▶ _EXERCISE_
Where a line contains the string "chart", copy that line.

**** RECORDED INFORMATION

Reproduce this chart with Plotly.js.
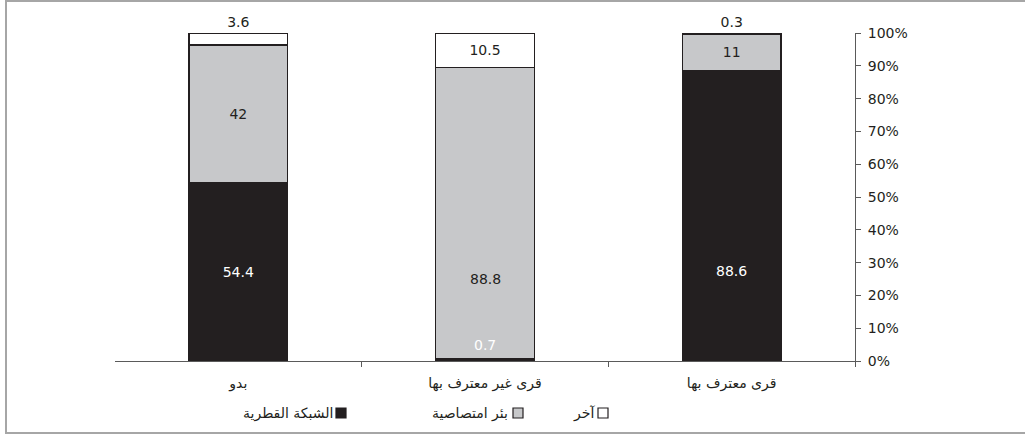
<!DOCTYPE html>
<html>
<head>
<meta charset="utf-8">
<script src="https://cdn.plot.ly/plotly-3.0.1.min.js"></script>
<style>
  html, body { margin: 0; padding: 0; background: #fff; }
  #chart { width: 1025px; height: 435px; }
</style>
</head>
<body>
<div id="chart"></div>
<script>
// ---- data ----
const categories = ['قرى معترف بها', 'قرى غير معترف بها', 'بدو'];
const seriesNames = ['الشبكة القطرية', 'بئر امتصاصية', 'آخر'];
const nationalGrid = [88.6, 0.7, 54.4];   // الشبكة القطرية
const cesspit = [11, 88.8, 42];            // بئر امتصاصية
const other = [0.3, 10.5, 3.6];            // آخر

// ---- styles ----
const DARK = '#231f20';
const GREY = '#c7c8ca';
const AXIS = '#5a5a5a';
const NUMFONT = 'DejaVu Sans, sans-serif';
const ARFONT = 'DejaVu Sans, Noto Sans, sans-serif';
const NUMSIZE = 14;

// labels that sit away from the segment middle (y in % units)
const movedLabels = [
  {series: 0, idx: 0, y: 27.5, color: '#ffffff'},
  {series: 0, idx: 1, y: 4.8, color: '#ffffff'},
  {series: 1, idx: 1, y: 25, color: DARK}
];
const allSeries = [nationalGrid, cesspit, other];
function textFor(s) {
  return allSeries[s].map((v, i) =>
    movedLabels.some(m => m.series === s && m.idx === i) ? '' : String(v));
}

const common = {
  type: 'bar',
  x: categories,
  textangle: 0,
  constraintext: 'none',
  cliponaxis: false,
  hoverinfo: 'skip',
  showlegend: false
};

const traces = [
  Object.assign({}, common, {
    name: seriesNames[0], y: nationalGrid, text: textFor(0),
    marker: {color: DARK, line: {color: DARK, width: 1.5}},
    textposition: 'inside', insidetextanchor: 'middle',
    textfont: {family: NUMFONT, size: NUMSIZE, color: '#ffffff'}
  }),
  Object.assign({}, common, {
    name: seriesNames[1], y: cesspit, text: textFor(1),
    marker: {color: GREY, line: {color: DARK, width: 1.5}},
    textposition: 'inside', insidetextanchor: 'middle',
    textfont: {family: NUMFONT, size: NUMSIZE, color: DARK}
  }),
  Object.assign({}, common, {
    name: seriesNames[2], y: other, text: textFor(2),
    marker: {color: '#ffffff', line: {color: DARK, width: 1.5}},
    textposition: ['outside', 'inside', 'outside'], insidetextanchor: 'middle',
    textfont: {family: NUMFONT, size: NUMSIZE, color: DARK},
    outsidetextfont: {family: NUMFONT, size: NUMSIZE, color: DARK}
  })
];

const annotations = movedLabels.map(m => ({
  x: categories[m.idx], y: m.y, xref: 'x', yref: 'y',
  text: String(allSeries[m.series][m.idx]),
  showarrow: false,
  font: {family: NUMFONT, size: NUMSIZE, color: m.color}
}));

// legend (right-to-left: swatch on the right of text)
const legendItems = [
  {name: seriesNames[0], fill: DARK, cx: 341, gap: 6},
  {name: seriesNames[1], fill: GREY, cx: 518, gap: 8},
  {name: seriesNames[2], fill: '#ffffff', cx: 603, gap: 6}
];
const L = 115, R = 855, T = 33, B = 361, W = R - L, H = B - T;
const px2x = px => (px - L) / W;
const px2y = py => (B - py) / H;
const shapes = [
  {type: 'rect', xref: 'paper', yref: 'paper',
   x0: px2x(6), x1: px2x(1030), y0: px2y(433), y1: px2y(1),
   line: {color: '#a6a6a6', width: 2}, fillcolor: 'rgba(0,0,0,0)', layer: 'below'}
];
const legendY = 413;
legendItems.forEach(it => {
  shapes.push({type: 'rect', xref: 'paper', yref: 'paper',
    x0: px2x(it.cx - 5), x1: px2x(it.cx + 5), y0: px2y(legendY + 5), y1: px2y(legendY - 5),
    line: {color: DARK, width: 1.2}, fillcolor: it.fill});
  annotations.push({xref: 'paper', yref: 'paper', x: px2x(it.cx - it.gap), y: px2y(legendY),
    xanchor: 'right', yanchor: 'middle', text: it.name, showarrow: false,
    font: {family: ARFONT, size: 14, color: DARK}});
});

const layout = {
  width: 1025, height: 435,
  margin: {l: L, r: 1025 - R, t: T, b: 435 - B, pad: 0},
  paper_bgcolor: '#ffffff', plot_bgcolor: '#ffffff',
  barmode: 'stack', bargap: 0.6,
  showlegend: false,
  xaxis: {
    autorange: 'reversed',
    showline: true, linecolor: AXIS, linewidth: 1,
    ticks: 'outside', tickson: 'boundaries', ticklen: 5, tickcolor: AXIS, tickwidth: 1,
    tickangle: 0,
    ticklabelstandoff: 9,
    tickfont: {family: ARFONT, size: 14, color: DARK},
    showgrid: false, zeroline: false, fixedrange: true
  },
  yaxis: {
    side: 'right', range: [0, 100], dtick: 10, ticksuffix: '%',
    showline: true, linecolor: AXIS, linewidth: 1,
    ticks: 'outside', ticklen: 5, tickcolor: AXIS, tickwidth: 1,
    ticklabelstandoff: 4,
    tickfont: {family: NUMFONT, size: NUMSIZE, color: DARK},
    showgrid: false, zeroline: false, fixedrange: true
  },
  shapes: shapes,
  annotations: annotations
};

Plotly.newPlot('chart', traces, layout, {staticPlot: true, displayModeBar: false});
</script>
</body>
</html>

********
**** RECORDED INFORMATION

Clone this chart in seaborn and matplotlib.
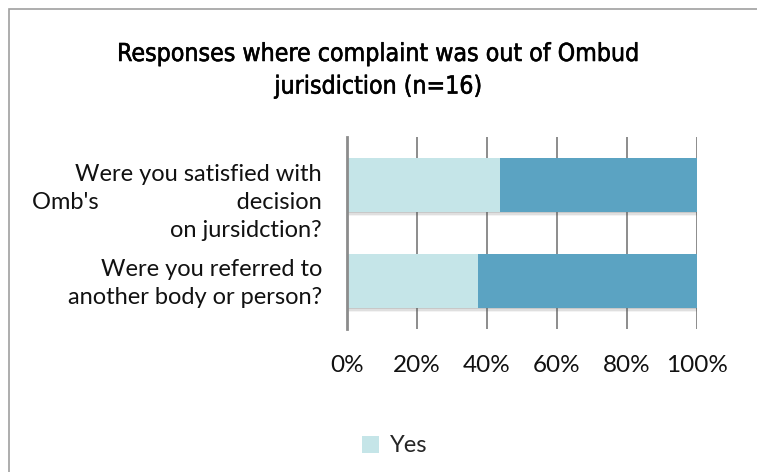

********
**** RECORDED INFORMATION

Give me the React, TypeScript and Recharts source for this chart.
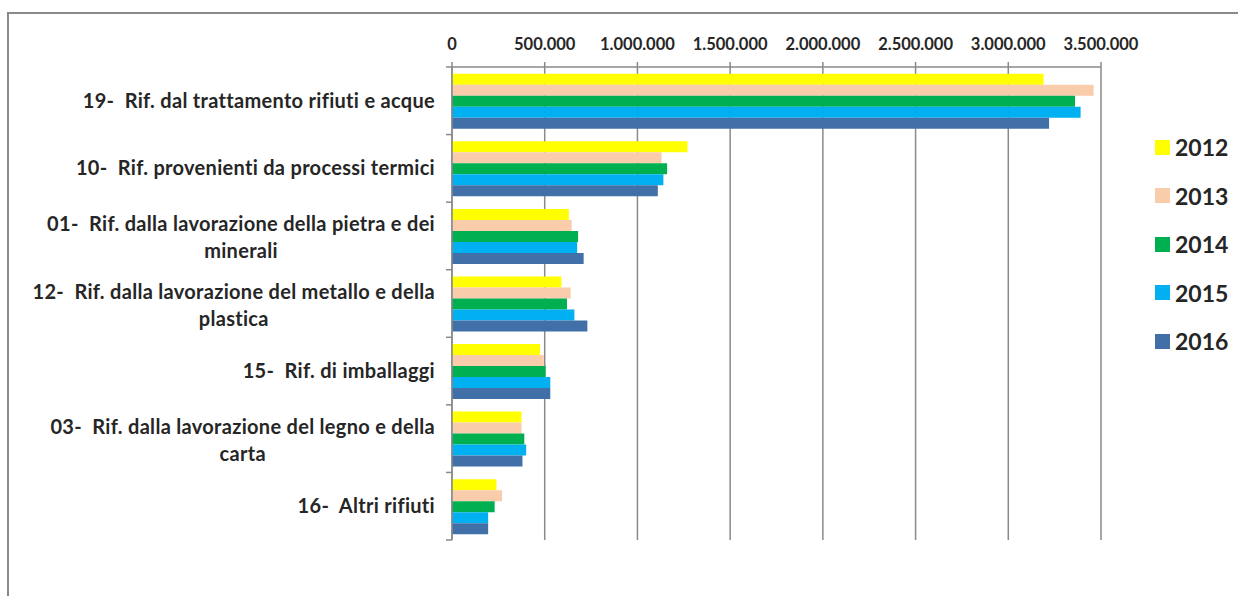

********

▶ _RESULT FOR THIS EXERCISE_
Reproduce this chart with Plotly.js.
  #chart { width: 1025px; height: 435px; }
<div id="chart"></div>
Plotly.newPlot('chart', traces, layout, {staticPlot: true, displayModeBar: false});
Clone this chart in seaborn and matplotlib.
Give me the React, TypeScript and Recharts source for this chart.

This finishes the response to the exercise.